Putting these figures together with the Trials Tracker main results, this suggests that only 12% of industry trials and 26% of non-industry trials are undisclosed, or 21% overall (34% of the trials were sponsored by industry). And given the rough and ready nature of my search strategy, this is probably an upper bound for the proportion of undisclosed trials. A far cry from “about half”, and in fact broadly consistent with the recent studies showing that about 80% of trials are disclosed. It’s also worth noting that industry are clearly doing better at disclosure than academia. Much of the narrative that the All Trials campaign has encouraged is of the form “evil secretive Big Pharma deliberately withholding their results”. The data don’t seem to support this. It seems far more likely that trials are undisclosed simply because triallists lack the resources to write them up for publication. Research in industry is generally better funded than research in academia, and my guess is that the better funding explains why industry do better at disclosing their results. I and some colleagues have previously suggested that one way to increase trial disclosure rates would be to ensure that funders of research ringfence a part of their budget specifically for the costs of publication.

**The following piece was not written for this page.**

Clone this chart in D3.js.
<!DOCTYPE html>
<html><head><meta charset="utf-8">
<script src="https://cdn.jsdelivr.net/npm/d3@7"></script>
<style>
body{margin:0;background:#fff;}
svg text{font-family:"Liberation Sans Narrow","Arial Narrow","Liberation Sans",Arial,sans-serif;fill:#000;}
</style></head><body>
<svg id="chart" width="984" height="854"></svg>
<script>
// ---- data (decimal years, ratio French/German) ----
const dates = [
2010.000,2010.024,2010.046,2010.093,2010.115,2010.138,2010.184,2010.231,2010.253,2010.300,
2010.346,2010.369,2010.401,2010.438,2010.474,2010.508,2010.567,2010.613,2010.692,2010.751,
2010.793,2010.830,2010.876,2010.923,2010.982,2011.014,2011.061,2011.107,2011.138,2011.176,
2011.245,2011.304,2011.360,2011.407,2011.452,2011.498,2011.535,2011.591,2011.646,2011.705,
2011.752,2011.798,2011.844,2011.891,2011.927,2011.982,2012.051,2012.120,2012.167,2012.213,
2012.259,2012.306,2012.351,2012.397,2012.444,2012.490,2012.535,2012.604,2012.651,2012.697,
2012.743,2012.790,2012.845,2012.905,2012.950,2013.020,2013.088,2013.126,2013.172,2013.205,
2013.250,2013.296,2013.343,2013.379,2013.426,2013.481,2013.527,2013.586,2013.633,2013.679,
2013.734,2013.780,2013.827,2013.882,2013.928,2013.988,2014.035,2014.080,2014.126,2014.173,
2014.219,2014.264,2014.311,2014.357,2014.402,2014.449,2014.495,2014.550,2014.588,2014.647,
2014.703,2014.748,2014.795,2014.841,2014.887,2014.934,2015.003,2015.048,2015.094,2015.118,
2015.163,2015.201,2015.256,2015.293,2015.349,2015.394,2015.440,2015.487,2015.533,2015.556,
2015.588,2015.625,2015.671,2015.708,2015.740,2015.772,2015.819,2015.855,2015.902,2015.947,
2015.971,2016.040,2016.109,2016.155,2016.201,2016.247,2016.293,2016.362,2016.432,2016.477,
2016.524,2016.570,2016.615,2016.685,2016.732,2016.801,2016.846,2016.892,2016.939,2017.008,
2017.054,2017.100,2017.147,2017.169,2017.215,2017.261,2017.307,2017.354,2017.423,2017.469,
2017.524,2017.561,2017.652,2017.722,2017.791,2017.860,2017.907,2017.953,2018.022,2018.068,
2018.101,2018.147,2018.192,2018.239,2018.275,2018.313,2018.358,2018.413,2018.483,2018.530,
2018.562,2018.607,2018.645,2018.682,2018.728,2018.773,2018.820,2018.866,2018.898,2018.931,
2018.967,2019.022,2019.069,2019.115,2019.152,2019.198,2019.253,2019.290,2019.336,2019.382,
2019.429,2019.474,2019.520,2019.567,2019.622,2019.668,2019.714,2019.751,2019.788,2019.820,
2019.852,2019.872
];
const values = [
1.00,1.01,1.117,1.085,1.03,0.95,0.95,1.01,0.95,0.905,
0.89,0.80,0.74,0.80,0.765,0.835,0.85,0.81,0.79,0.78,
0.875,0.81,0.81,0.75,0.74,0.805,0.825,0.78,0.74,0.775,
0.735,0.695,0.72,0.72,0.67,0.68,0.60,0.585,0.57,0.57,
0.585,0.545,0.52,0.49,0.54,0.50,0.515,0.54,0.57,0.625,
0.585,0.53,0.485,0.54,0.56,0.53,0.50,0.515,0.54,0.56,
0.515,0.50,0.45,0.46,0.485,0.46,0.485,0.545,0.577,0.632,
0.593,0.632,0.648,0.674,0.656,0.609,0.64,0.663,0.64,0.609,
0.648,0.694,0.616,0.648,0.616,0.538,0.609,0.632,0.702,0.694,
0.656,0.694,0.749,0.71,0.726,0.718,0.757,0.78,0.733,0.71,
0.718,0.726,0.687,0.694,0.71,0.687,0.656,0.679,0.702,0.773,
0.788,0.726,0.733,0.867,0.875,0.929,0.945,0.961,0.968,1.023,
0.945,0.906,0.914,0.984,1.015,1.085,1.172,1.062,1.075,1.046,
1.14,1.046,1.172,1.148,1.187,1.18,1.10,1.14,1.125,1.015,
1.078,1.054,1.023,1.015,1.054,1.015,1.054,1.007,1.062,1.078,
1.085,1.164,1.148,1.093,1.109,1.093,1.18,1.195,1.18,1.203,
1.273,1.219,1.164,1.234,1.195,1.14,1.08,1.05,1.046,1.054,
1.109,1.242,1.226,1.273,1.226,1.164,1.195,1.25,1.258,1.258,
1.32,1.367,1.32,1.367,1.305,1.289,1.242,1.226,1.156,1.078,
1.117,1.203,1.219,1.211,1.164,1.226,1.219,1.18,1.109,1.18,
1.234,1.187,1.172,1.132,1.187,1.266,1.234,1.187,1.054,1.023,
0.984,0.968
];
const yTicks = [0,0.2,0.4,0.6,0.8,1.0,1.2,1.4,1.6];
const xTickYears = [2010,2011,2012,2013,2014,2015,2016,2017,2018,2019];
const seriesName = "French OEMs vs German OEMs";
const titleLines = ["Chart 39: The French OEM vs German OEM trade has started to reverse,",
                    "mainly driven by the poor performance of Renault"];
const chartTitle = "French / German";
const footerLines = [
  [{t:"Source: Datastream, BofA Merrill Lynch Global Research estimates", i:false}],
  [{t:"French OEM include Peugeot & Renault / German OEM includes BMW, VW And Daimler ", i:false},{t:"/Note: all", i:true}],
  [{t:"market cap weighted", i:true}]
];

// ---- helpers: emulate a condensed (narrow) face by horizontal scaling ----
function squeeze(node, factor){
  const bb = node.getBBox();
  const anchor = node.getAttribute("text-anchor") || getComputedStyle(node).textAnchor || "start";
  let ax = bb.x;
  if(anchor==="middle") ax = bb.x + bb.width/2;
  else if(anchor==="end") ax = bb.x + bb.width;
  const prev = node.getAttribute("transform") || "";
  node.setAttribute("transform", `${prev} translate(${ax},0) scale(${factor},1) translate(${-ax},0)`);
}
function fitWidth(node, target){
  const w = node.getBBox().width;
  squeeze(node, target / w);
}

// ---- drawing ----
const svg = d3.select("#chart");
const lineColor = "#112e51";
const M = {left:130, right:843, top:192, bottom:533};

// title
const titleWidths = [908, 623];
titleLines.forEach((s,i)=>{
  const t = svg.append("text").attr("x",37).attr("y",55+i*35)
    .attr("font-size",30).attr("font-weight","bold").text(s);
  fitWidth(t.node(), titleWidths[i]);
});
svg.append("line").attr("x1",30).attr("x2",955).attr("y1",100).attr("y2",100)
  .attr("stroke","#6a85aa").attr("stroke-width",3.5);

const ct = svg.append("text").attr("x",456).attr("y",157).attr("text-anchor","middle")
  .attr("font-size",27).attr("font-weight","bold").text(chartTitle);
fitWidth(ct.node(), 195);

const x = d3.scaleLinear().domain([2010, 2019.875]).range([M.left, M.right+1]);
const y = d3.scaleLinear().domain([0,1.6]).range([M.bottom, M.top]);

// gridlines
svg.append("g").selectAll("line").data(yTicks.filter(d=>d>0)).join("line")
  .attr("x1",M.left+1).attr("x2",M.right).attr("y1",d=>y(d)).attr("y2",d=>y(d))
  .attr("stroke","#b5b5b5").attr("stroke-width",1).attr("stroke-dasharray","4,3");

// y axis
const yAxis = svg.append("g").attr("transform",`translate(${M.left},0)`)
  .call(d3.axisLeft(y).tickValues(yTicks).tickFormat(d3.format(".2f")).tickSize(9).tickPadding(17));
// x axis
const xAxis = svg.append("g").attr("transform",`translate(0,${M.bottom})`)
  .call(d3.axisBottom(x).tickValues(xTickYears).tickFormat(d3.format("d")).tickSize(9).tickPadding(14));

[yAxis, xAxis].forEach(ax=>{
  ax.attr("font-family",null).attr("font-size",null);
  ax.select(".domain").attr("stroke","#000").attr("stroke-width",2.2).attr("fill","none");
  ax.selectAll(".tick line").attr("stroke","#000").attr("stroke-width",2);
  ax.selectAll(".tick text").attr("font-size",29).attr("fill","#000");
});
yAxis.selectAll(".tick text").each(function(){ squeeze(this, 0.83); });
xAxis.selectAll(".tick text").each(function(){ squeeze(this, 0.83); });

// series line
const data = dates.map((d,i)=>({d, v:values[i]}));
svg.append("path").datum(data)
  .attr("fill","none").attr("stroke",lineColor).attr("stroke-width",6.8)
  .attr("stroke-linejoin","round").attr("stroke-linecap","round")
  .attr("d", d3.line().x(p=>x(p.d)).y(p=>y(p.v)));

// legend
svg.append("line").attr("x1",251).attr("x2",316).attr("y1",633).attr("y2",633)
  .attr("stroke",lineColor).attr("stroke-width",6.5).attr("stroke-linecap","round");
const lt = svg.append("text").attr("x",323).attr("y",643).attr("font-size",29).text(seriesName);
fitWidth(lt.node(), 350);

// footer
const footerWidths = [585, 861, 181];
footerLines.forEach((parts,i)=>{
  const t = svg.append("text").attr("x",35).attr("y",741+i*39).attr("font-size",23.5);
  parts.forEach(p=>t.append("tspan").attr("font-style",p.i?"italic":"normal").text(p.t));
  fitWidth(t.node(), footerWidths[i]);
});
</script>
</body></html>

There are some interesting features of the 23 out of the 50 industry-sponsored trials that really did seem to be undisclosed. 9 of them were not trials of a drug intervention. Of the 14 undisclosed drug trials, 4 were of products that had been discontinued and a further 3 had sample sizes less than 12 subjects, so none of those 7 studies are likely to be relevant to clinical practice. It seems that undisclosed industry-sponsored drug trials of relevance to clinical practice are very rare indeed.

The Trials Tracker team would no doubt respond by saying that the trials missed by their algorithm have been badly indexed, which is bad in itself. And they would be right about that. Trial sponsors should update with their results. They should also make sure that the ID number is included in the publication (although in several cases of published trials that were missed by the algorithm, the ID number was in fact included in the abstract of the paper, so this seems to be a fault of Medline indexing rather than any fault of the triallists).

However, the claim made by the Trials Tracker is not that trials are badly indexed. If they stuck to making only that claim, then the Trials Tracker would be a perfectly worthy and admirable project. But the problem is they go beyond that, and claim something which their data simply do not show. Their claim is that the trials are undisclosed. This is just wrong. It is another example of what seems to be all the rage these days, namely “post-truth politics”. It is no different from when the Brexit campaign said “We spend £350 million a week on the EU and could spend it on the NHS instead” or when Donald Trump said, well, pretty much every time his lips moved really.

Welcome to the post-truth world.


3 thoughts on “The Trials Tracker and post-truth politics”

  1. Fabulous work. I think the job you did of tracking down the pharma sponsored trials which Trial Tracker claimed were undisclosed would be a fantastic “citizen science” task which would get interested members of the public engaged with this issue better than All Trials and Open Trials have done up to now. As you point out, the main undisclosers are from academia not industry. Tracking down conflicts of interest could be another interesting task to crowd source.

  2. Your point about the lack of metadata for the csv is a good one. Would be to good have csvy or csvw are two good options However, I do think the Notebook they published on github “Examine unreported trials on” is what you are looking for in terms of “transparent and reproducible research”

  3. Very good work. Hats off to you.

    You may have understimated the number of disclosed trials by pharma because as you know some trials are given in-house ID which at times are difficult to tie up with other IDs such as NCTs.

    Poor science is in no one’s interest.